Ducks in a Row: Bureaucracy and Culture
by Miki SaxonAre you following events at the BBC?
If not you should be, especially if you ever doubted the power of culture and the destructive force of bureaucracy.
Ben Bradshaw, a former BBC correspondent and now a Labour member of Parliament, said the 2004 scandal, touched off by reporting about British intelligence on Iraqi weapons of mass destruction, had created a system based on “fear and anxiety.” The BBC, he added, became “even more bureaucratic and had even more layers, which exacerbated the problem of buck passing and no one being able to take a decision.”
Of my many posts that delve into bureaucracy, I think the most important is Process vs. Bureaucracy—two things that are frequently confused.
As I say in that post, bureaucracy is “process calcified, convoluted, politically corrupted, or just plain unnecessary.”

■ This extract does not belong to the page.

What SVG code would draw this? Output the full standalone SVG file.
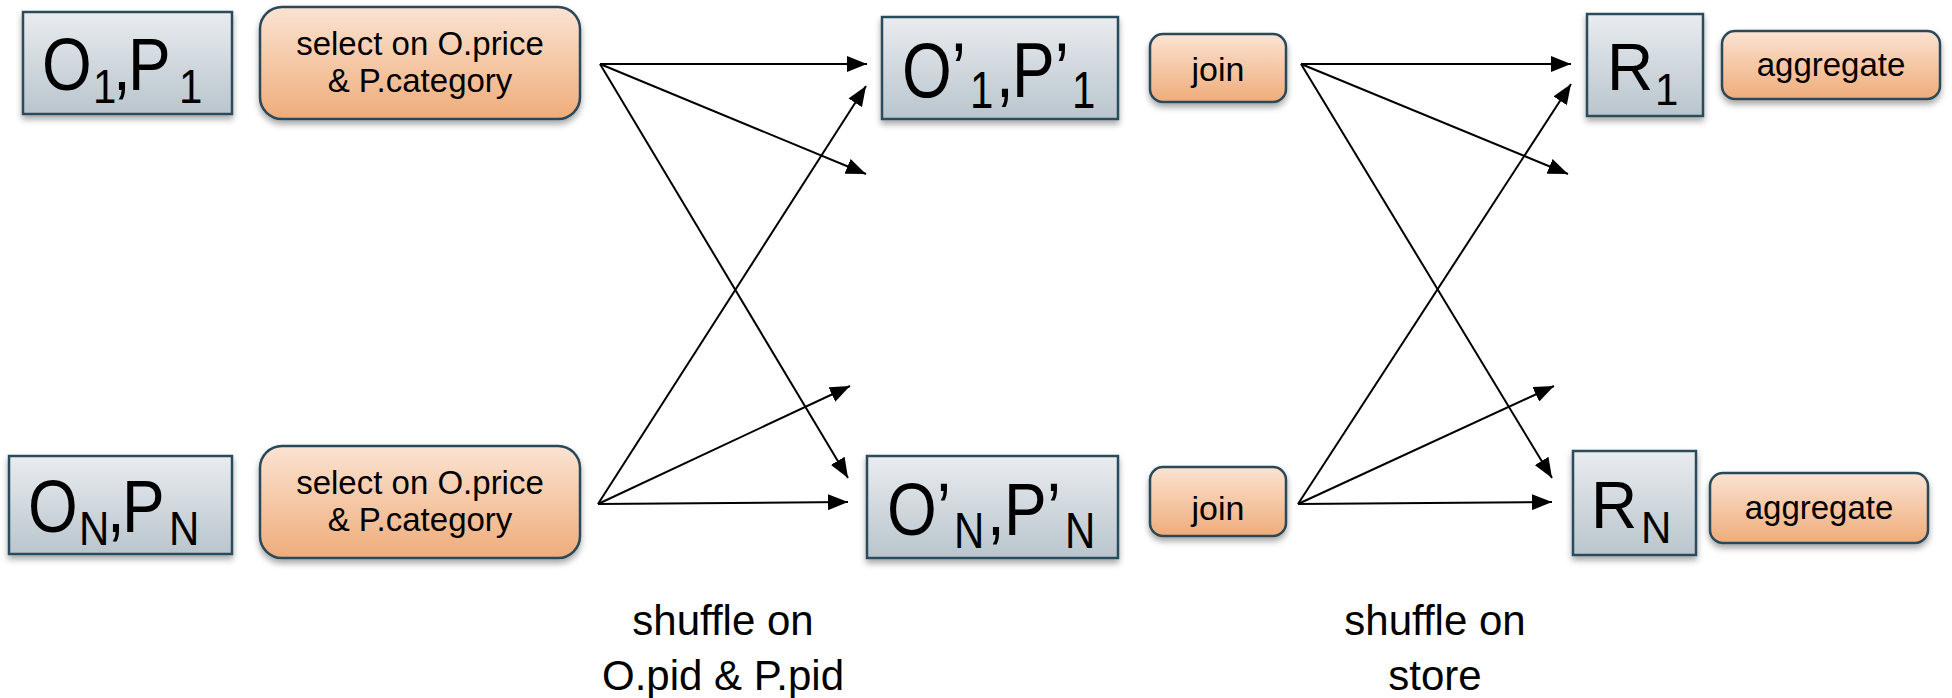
<svg xmlns="http://www.w3.org/2000/svg" width="1952" height="698" viewBox="0 0 1952 698">
  <defs>
    <linearGradient id="gradData" x1="0" y1="0" x2="0" y2="1">
      <stop offset="0" stop-color="#e9ecef"/>
      <stop offset="1" stop-color="#b9c5cd"/>
    </linearGradient>
    <linearGradient id="gradOp" x1="0" y1="0" x2="0" y2="1">
      <stop offset="0" stop-color="#fbe3d2"/>
      <stop offset="1" stop-color="#efac7a"/>
    </linearGradient>
    <filter id="shadow" x="-10%" y="-10%" width="120%" height="140%">
      <feDropShadow dx="0" dy="4" stdDeviation="3" flood-color="#000" flood-opacity="0.35"/>
    </filter>
    <marker id="arrow" viewBox="0 0 10 8" refX="10" refY="4" markerWidth="10" markerHeight="8" orient="auto" markerUnits="strokeWidth">
      <path d="M0,0 L10,4 L0,8 z" fill="#000"/>
    </marker>
    <style>
      .data { fill: url(#gradData); stroke: #2c4c5c; stroke-width: 2.5; filter: url(#shadow); }
      .op { fill: url(#gradOp); stroke: #2c4858; stroke-width: 2.5; filter: url(#shadow); }
      text { font-family: "Liberation Sans", Arial, sans-serif; fill: #000; }
      .big { font-size: 64px; }
      .sub { font-size: 42px; }
      .optext { font-size: 33px; text-anchor: middle; }
      .label { font-size: 42px; text-anchor: middle; }
      .edge { stroke: #000; stroke-width: 2; fill: none; marker-end: url(#arrow); }
    </style>
  </defs>

  <rect width="1952" height="698" fill="#fff"/>

  <!-- input partitions -->
  <g id="node-o1p1">
    <rect class="data" x="23" y="12" width="209" height="102"/>
    <g transform="translate(0,90) scale(1,1.15)">
      <text class="big"><tspan x="42" y="0">O</tspan><tspan class="sub" x="93" y="11">1</tspan><tspan x="113" y="0">,</tspan><tspan x="128" y="0">P</tspan><tspan class="sub" x="179" y="11">1</tspan></text>
    </g>
  </g>
  <g id="node-onpn">
    <rect class="data" x="9" y="456" width="223" height="98"/>
    <g transform="translate(0,532) scale(1,1.15)">
      <text class="big"><tspan x="28" y="0">O</tspan><tspan class="sub" x="79" y="11">N</tspan><tspan x="107" y="0">,</tspan><tspan x="122" y="0">P</tspan><tspan class="sub" x="169" y="11">N</tspan></text>
    </g>
  </g>

  <!-- select operators -->
  <g id="node-select1">
    <rect class="op" x="260" y="7" width="320" height="112" rx="22"/>
    <text class="optext" x="420" y="55">select on O.price</text>
    <text class="optext" x="420" y="92">&amp; P.category</text>
  </g>
  <g id="node-select2">
    <rect class="op" x="260" y="446" width="320" height="112" rx="22"/>
    <text class="optext" x="420" y="494">select on O.price</text>
    <text class="optext" x="420" y="531">&amp; P.category</text>
  </g>

  <!-- shuffled partitions -->
  <g id="node-o1p1-prime">
    <rect class="data" x="882" y="17" width="236" height="102"/>
    <g transform="translate(0,97) scale(1,1.22)">
      <text class="big"><tspan x="902" y="0">O’</tspan><tspan class="sub" x="970" y="9">1</tspan><tspan x="996" y="0">,</tspan><tspan x="1012" y="0">P’</tspan><tspan class="sub" x="1072" y="9">1</tspan></text>
    </g>
  </g>
  <g id="node-onpn-prime">
    <rect class="data" x="867" y="456" width="251" height="102"/>
    <g transform="translate(0,535) scale(1,1.17)">
      <text class="big"><tspan x="887" y="0">O’</tspan><tspan class="sub" x="954" y="11">N</tspan><tspan x="987" y="0">,</tspan><tspan x="1004" y="0">P’</tspan><tspan class="sub" x="1065" y="11">N</tspan></text>
    </g>
  </g>

  <!-- join operators -->
  <g id="node-join1">
    <rect class="op" x="1150" y="34" width="136" height="68" rx="13"/>
    <text class="optext" x="1218" y="81" style="font-size:34px">join</text>
  </g>
  <g id="node-join2">
    <rect class="op" x="1150" y="467" width="136" height="69" rx="13"/>
    <text class="optext" x="1218" y="520" style="font-size:34px">join</text>
  </g>

  <!-- result partitions -->
  <g id="node-r1">
    <rect class="data" x="1587" y="14" width="116" height="102"/>
    <g transform="translate(0,90) scale(1,1.05)">
      <text class="big"><tspan x="1607" y="0">R</tspan><tspan class="sub" x="1655" y="14">1</tspan></text>
    </g>
  </g>
  <g id="node-rn">
    <rect class="data" x="1573" y="451" width="123" height="104"/>
    <g transform="translate(0,528) scale(1,1.05)">
      <text class="big"><tspan x="1591" y="0">R</tspan><tspan class="sub" x="1641" y="14">N</tspan></text>
    </g>
  </g>

  <!-- aggregate operators -->
  <g id="node-agg1">
    <rect class="op" x="1722" y="31" width="218" height="68" rx="13"/>
    <text class="optext" x="1831" y="76">aggregate</text>
  </g>
  <g id="node-agg2">
    <rect class="op" x="1710" y="473" width="218" height="70" rx="13"/>
    <text class="optext" x="1819" y="519">aggregate</text>
  </g>

  <!-- shuffle connectors -->
  <g id="connectors">
    <line class="edge" x1="600" y1="64" x2="867" y2="64"/>
    <line class="edge" x1="600" y1="64" x2="866" y2="174"/>
    <line class="edge" x1="600" y1="64" x2="848" y2="478"/>
    <line class="edge" x1="598" y1="504" x2="866" y2="86"/>
    <line class="edge" x1="598" y1="504" x2="850" y2="386"/>
    <line class="edge" x1="598" y1="504" x2="848" y2="502"/>

    <line class="edge" x1="1301" y1="64" x2="1571" y2="64"/>
    <line class="edge" x1="1301" y1="64" x2="1568" y2="174"/>
    <line class="edge" x1="1301" y1="64" x2="1552" y2="478"/>
    <line class="edge" x1="1298" y1="504" x2="1571" y2="84"/>
    <line class="edge" x1="1298" y1="504" x2="1554" y2="386"/>
    <line class="edge" x1="1298" y1="504" x2="1552" y2="502"/>
  </g>

  <!-- shuffle labels -->
  <text class="label" x="723" y="635">shuffle on</text>
  <text class="label" x="723" y="690">O.pid &amp; P.pid</text>
  <text class="label" x="1435" y="635">shuffle on</text>
  <text class="label" x="1435" y="690">store</text>
</svg>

All of which occurred at the BBC.
Or, as Tim Luckhurst, a journalism professor at the University of Kent who worked at the BBC for 10 years,
“They wanted systems that could take responsibility instead of people.”
But there are no systems, software or bureaucracy at any level that can take the place people skilled in handling wetware.
Nor is there any business, from Fortune 50 to micropreneur, or organization that can function without it.
So whether you manage yourself or a cast of thousands you need to embrace process and jettison bureaucracy.